Há na escrita de Dulce Maria Cardoso uma toada, como se uma ladainha feita de murmúrios antigos, vindos de um tempo interior, intemporal. Feita de frases curtas, algumas com a inocência infantil de serem um modo de escrever tal qual se diz, é uma escrita única na sonoridade, assim a reconheceria quem a visse escrita numa pauta musical em clave de sol.
Reconheço-a, pois, neste seu último romance que me chegou hoje pela manhã e hoje mesmo pela noite comecei a ler.
É difícil ler-se um livro de quem se aprecia a escrita. Neste caso desmesuradamente difícil. «Como é que se pensa uma ideia» pensa Alice cuja ideia no momento em que abro o livro é apenas encontrar uma prenda inesquecível para um marido que há muito a havia esquecido.
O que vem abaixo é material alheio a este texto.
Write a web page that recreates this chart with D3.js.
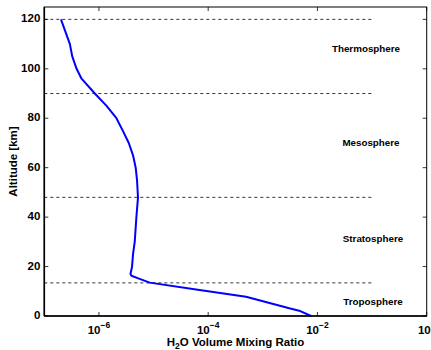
<!DOCTYPE html>
<html>
<head>
<meta charset="utf-8">
<script src="https://cdn.jsdelivr.net/npm/d3@7"></script>
<style>
  body { margin: 0; background: #fff; }
  svg { display: block; font-family: "Liberation Sans", Arial, Helvetica, sans-serif; }
</style>
</head>
<body>
<div id="chart"></div>
<script>
// Perfil de vapor de agua (altitud en km, razón de mezcla)
const altitudes = [0, 2.15, 3.1, 7.8, 10.5, 13.5, 15, 16.3, 17, 20, 25, 30, 40, 48, 55, 60, 65, 70, 75, 80, 85, 90, 96, 100, 105, 110, 120];
const mixingRatio = [7.67e-3, 4.63e-3, 3.05e-3, 4.93e-4, 6.93e-5, 8.5e-6, 5.57e-6, 3.94e-6, 3.78e-6, 4.04e-6, 4.21e-6, 4.52e-6, 4.85e-6, 5.19e-6, 4.98e-6, 4.71e-6, 4.21e-6, 3.52e-6, 2.73e-6, 2.09e-6, 1.38e-6, 8.41e-7, 4.81e-7, 3.90e-7, 3.25e-7, 2.94e-7, 2.02e-7];

// Límites entre capas (km) y etiquetas
const boundaries = [13.4, 48, 90, 120];
const layerNames = ['Troposphere', 'Stratosphere', 'Mesosphere', 'Thermosphere'];
const layerAlt = [5.4, 30.8, 70, 108];
const layerX = [0.104, 0.104, 0.0955, 0.0774];

const xTicks = [1e-6, 1e-4, 1e-2, 1];
const yTicks = [0, 20, 40, 60, 80, 100, 120];

const margin = {top: 7, right: 4.3, bottom: 34, left: 44.3},
    W = 431, H = 350,
    width = W - margin.left - margin.right,
    height = H - margin.top - margin.bottom;

let svg = d3.select('#chart').append('svg')
    .attr('width', W).attr('height', H);

let g = svg.append('g')
    .attr('transform', 'translate(' + margin.left + ',' + margin.top + ')');

let x = d3.scaleLog().domain([1e-7, 1]).range([0, width]);
let y = d3.scaleLinear().domain([0, 125]).range([height, 0]);

// Líneas discontinuas
g.selectAll('.bound')
    .data(boundaries)
    .enter().append('line')
    .attr('x1', x(1e-7)).attr('x2', x(1e-1))
    .attr('y1', d => y(d)).attr('y2', d => y(d))
    .attr('stroke', '#000').attr('stroke-width', 0.8)
    .attr('stroke-dasharray', '3,3');

// Curva
let line = d3.line()
    .x((d, i) => x(mixingRatio[i]))
    .y(d => y(d));

g.append('path')
    .datum(altitudes)
    .attr('d', line)
    .attr('fill', 'none')
    .attr('stroke', '#0000ff')
    .attr('stroke-width', 2)
    .attr('stroke-linejoin', 'round');

// Etiquetas de capas
g.selectAll('.layer')
    .data(layerNames)
    .enter().append('text')
    .attr('x', (d, i) => x(layerX[i]))
    .attr('y', (d, i) => y(layerAlt[i]))
    .attr('text-anchor', 'middle')
    .attr('dominant-baseline', 'middle')
    .attr('font-size', 9.8)
    .attr('font-weight', 'bold')
    .text(d => d);

// Caja
g.append('rect')
    .attr('width', width).attr('height', height)
    .attr('fill', 'none').attr('stroke', '#000').attr('stroke-width', 1);

// Ejes principales más gruesos
g.append('line').attr('x1', 0).attr('x2', width).attr('y1', height).attr('y2', height)
    .attr('stroke', '#000').attr('stroke-width', 1.6);
g.append('line').attr('x1', 0).attr('x2', 0).attr('y1', 0).attr('y2', height)
    .attr('stroke', '#000').attr('stroke-width', 1.6);

// Marcas del eje Y (izquierda y derecha)
const tk = 4;
yTicks.forEach(function(v) {
    g.append('line').attr('x1', 0).attr('x2', tk).attr('y1', y(v)).attr('y2', y(v))
        .attr('stroke', '#000').attr('stroke-width', 0.8);
    g.append('line').attr('x1', width).attr('x2', width - tk).attr('y1', y(v)).attr('y2', y(v))
        .attr('stroke', '#000').attr('stroke-width', 0.8);
    g.append('text')
        .attr('x', -4).attr('y', y(v))
        .attr('text-anchor', 'end').attr('dominant-baseline', 'middle')
        .attr('font-size', 11.5).attr('font-weight', 'bold')
        .text(v);
});

// Marcas del eje X (abajo y arriba)
xTicks.forEach(function(v) {
    g.append('line').attr('x1', x(v)).attr('x2', x(v)).attr('y1', height).attr('y2', height - tk)
        .attr('stroke', '#000').attr('stroke-width', 0.8);
    g.append('line').attr('x1', x(v)).attr('x2', x(v)).attr('y1', 0).attr('y2', tk)
        .attr('stroke', '#000').attr('stroke-width', 0.8);
    let exp = Math.round(Math.log10(v));
    let t = g.append('text')
        .attr('x', x(v)).attr('y', height + 18)
        .attr('text-anchor', 'middle')
        .attr('font-size', 11.5).attr('font-weight', 'bold');
    t.append('tspan').text('10');
    t.append('tspan').attr('dy', -6).attr('font-size', 8.5)
        .text(exp === 0 ? '0' : '\u2212' + Math.abs(exp));
});

// Títulos de ejes
let xl = g.append('text')
    .attr('x', width / 2).attr('y', height + 30)
    .attr('text-anchor', 'middle')
    .attr('font-size', 11.5).attr('font-weight', 'bold');
xl.append('tspan').text('H');
xl.append('tspan').attr('dy', 3).attr('font-size', 8.5).text('2');
xl.append('tspan').attr('dy', -3).text('O Volume Mixing Ratio');

g.append('text')
    .attr('transform', 'translate(' + (-27) + ',' + (height / 2) + ') rotate(-90)')
    .attr('text-anchor', 'middle')
    .attr('font-size', 11.5).attr('font-weight', 'bold')
    .text('Altitude [km]');
</script>
</body>
</html>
Foi assim que, leitor fiel, parti para a leitura e estou na página 56, receoso de que um qualquer momento dessa narrativa a autora falhe, como um cristal que se estilhace porque «não há nada mais imperdoável do que os erros estéticos. Além de incuráveis são contagiosos» e ela não pode errar.
Sigo pelas páginas, como se pelas linhas fora. Passei já pela Clara, substancialmente verdadeira no desejo mesmo quando diferente no acto de desejar, pelo Mc9 tão virtual como possível e um dia deixar-se-á conhecer para além do seu remorso, pela nudez de Sofia, tão apostável como disponível e magnífica. No meio de tudo isso vivi já a dor subrogada pela morte de uma princesa, porque não tem de ser nossa a causa da nossa dor. Vou continuar. Parei agora para vir dizer que estou a ler. Num momento ritual dei uma furtiva olhadela a uma das páginas do fim: «eu acredito que só deveríamos experimentar a juventude se nunca nos fosse tirada», disse Afonso. Talvez tenha melhorado como ser ao longo do romance. No momento em que o leio tem uns horríveis sessenta anos. Odeio-o e «ninguém consegue odiar sem esforço. O ódio exige mais conhecimento, mais prática e mais rotinas do que o amor». Até já.